The investigation is concerned with the Early Holocene syngenetic massive wedge ice exposed in the outcrop of a polygonal peatland in the upper part of the third marine terrace near Lorino settlement on the eastern coast of Chukotka. Based on the obtained radiocarbon dates of peat, it was found that the formation of a peatland in the area began about 14–13 cal ka BP, at the end of the Younger Dryas, while the termination of the active stage of peat accumulation was dated to about 10–9 cal ka BP. The beginning of peat accumulation at the end of the Younger Dryas, earlier the officially accepted limit of the lower boundary of the Holocene (11.7 cal ka BP), and the termination of its formation by the middle of the Greenlandian Holocene period is not a rare phenomenon in Russian permafrost zone, although it is traditionally assumed that the most active formation of peatlands has been going on during the thermal maximum in the middle of the Holocene. The age inversions noted in the peat vertical profiles are the most likely indicative of the processes of re-deposition of ancient organic material due to erosion by water of the third marine terrace sediments and the separation of the allochthonous peat. During the period from 2015 to 2021, six fragments of peatland exposures with the ice wedges were studied.
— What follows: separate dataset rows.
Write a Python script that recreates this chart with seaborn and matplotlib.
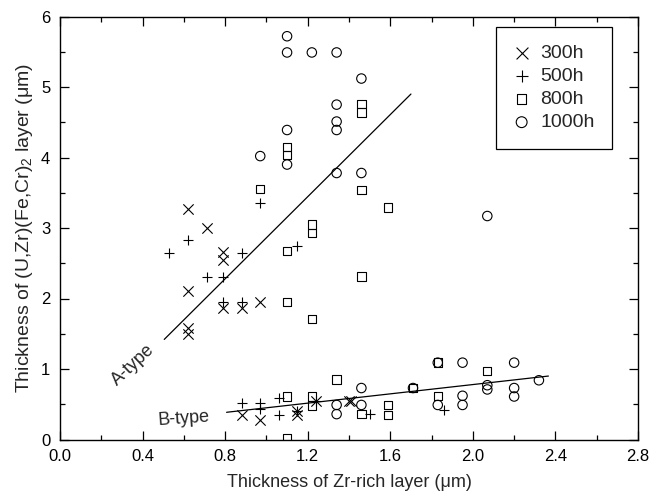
import matplotlib
matplotlib.use("Agg")
import matplotlib.pyplot as plt
import seaborn as sns
import numpy as np
import pandas as pd
from matplotlib.ticker import MultipleLocator

# ---- data ----
x_300 = [0.62, 0.71, 0.79, 0.79, 0.62, 0.79, 0.88, 0.97, 0.62, 0.62,
         0.88, 0.97, 1.15, 1.15, 1.24, 1.40, 1.41]
y_300 = [3.27, 3.00, 2.66, 2.55, 2.11, 1.86, 1.86, 1.95, 1.58, 1.50,
         0.35, 0.28, 0.40, 0.35, 0.54, 0.54, 0.54]

x_500 = [0.53, 0.62, 0.88, 0.71, 0.79, 0.79, 0.88, 0.97, 1.15,
         0.88, 0.97, 0.97, 1.06, 1.06, 1.15, 1.24, 1.50, 1.86]
y_500 = [2.65, 2.83, 2.65, 2.30, 2.30, 1.95, 1.95, 3.36, 2.74,
         0.52, 0.52, 0.43, 0.59, 0.35, 0.40, 0.54, 0.36, 0.42]

x_800 = [0.97, 1.10, 1.10, 1.10, 1.10, 1.22, 1.22, 1.22, 1.46, 1.46, 1.46, 1.46, 1.59,
         1.10, 1.10, 1.22, 1.22, 1.34, 1.46, 1.59, 1.59, 1.71, 1.83, 1.83, 2.07]
y_800 = [3.55, 4.15, 4.04, 2.67, 1.95, 3.05, 2.93, 1.71, 4.76, 4.64, 3.54, 2.31, 3.29,
         0.61, 0.02, 0.61, 0.48, 0.85, 0.36, 0.49, 0.35, 0.73, 1.09, 0.62, 0.97]

x_1000 = [1.10, 1.10, 1.22, 1.34, 1.46, 1.34, 1.34, 1.34, 1.10, 1.10, 0.97, 1.34, 1.46, 2.07,
          1.34, 1.34, 1.46, 1.46, 1.71, 1.83, 1.83, 1.95, 1.95, 1.95, 2.07, 2.07, 2.20, 2.20, 2.20, 2.32]
y_1000 = [5.72, 5.49, 5.49, 5.49, 5.12, 4.75, 4.51, 4.39, 4.39, 3.90, 4.02, 3.78, 3.78, 3.17,
          0.49, 0.36, 0.73, 0.49, 0.73, 1.09, 0.49, 1.09, 0.62, 0.49, 0.77, 0.71, 1.09, 0.73, 0.61, 0.84]

fit_a_x = [0.505, 1.70]
fit_a_y = [1.42, 4.90]
fit_b_x = [0.807, 2.366]
fit_b_y = [0.386, 0.90]

series_labels = ["300h", "500h", "800h", "1000h"]
xticks = [0.0, 0.4, 0.8, 1.2, 1.6, 2.0, 2.4, 2.8]
yticks = [0, 1, 2, 3, 4, 5, 6]

# ---- style ----
sns.set_style("ticks")
plt.rcParams["font.family"] = ["Liberation Sans", "DejaVu Sans"]
plt.rcParams["mathtext.fontset"] = "custom"
plt.rcParams["mathtext.rm"] = "Liberation Sans"
plt.rcParams["mathtext.it"] = "Liberation Sans:italic"
plt.rcParams["font.size"] = 12

fig = plt.figure(figsize=(6.49, 4.99), dpi=100)
ax = fig.add_axes([60 / 649, (499 - 439.5) / 499, 578 / 649, 423 / 499])

lw = 0.8
sns.scatterplot(x=x_300, y=y_300, marker="x", s=55, color="black",
                linewidth=lw, ax=ax, label=series_labels[0], zorder=3)
sns.scatterplot(x=x_500, y=y_500, marker="+", s=55, color="black",
                linewidth=lw, ax=ax, label=series_labels[1], zorder=3)
sns.scatterplot(x=x_800, y=y_800, marker="s", s=36, color="black",
                facecolor="none", edgecolor="black", linewidth=lw, ax=ax,
                label=series_labels[2], zorder=3)
sns.scatterplot(x=x_1000, y=y_1000, marker="o", s=46, color="black",
                facecolor="none", edgecolor="black", linewidth=lw, ax=ax,
                label=series_labels[3], zorder=3)

sns.lineplot(x=fit_a_x, y=fit_a_y, color="black", linewidth=0.9, ax=ax)
sns.lineplot(x=fit_b_x, y=fit_b_y, color="black", linewidth=0.9, ax=ax)

ax.text(0.354, 1.057, "A-type", rotation=43, ha="center", va="center",
        rotation_mode="anchor", fontsize=13)
ax.text(0.60, 0.29, "B-type", rotation=4, ha="center", va="center",
        rotation_mode="anchor", fontsize=13)

ax.set_xlim(0, 2.8)
ax.set_ylim(0, 6)
ax.set_xticks(xticks)
ax.set_xticklabels([f"{t:.1f}" for t in xticks])
ax.set_yticks(yticks)
ax.set_yticklabels([str(t) for t in yticks])
ax.xaxis.set_minor_locator(MultipleLocator(0.2))
ax.yaxis.set_minor_locator(MultipleLocator(0.5))
ax.tick_params(which="both", direction="in", top=True, right=True,
               labelsize=12, width=0.9, colors="black")
ax.tick_params(which="major", length=6.5, pad=7)
ax.tick_params(which="minor", length=3.6)
for sp in ax.spines.values():
    sp.set_visible(True)
    sp.set_linewidth(1.0)
    sp.set_color("black")

ax.set_xlabel("Thickness of Zr-rich layer (μm)", fontsize=13, labelpad=7)
ax.set_ylabel("Thickness of (U,Zr)(Fe,Cr)$_2$ layer (μm)", fontsize=14, labelpad=4)

leg = ax.legend(loc="upper right", bbox_to_anchor=(612 / 649, (499 - 27) / 499),
                bbox_transform=fig.transFigure, frameon=True, fancybox=False,
                edgecolor="black", framealpha=1, fontsize=14, handlelength=0.8,
                handletextpad=0.55, labelspacing=0.28, borderpad=0.9,
                borderaxespad=0, markerscale=1.15)
leg.get_frame().set_linewidth(0.9)

fig.savefig("out.png", dpi=100)
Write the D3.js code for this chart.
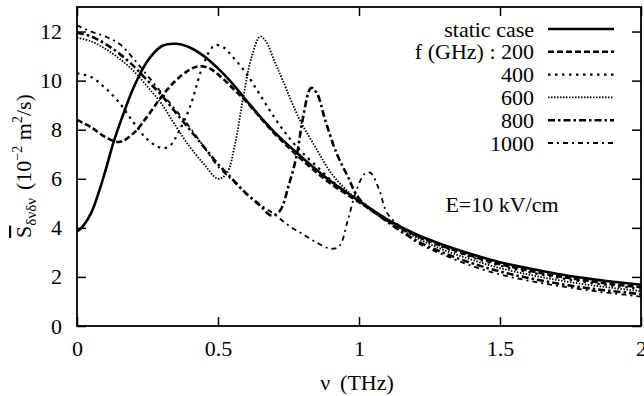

Analysis of the obtained data on the content of stable oxygen isotopes in the ice show that δ18О values vary within the range from –15.5 to –18‰. These values are in good agreement with the data for Early Holocene ice wedges earlier obtained in other areas of the eastern coast of Chukotka (Anadyr town, Uelen settlement), where authors report the δ18O values from –16 to –19.4‰. This suggests that the ice wedge growth as well as the peat accumulation were the most active in Early Holocene. The highest δ18О values (from –13.1 to –16.8‰) were obtained for the modern ice veinlets. The ratio δ2H–δ18O in the ice wedges, in general, is indicative of a good preservation of isotope signature of winter precipitation. It has been found that approximate mean January air temperature in the Early Greenlandian period varied from –23 to –27°С, which is, on average, 3°С below than the present-day ones.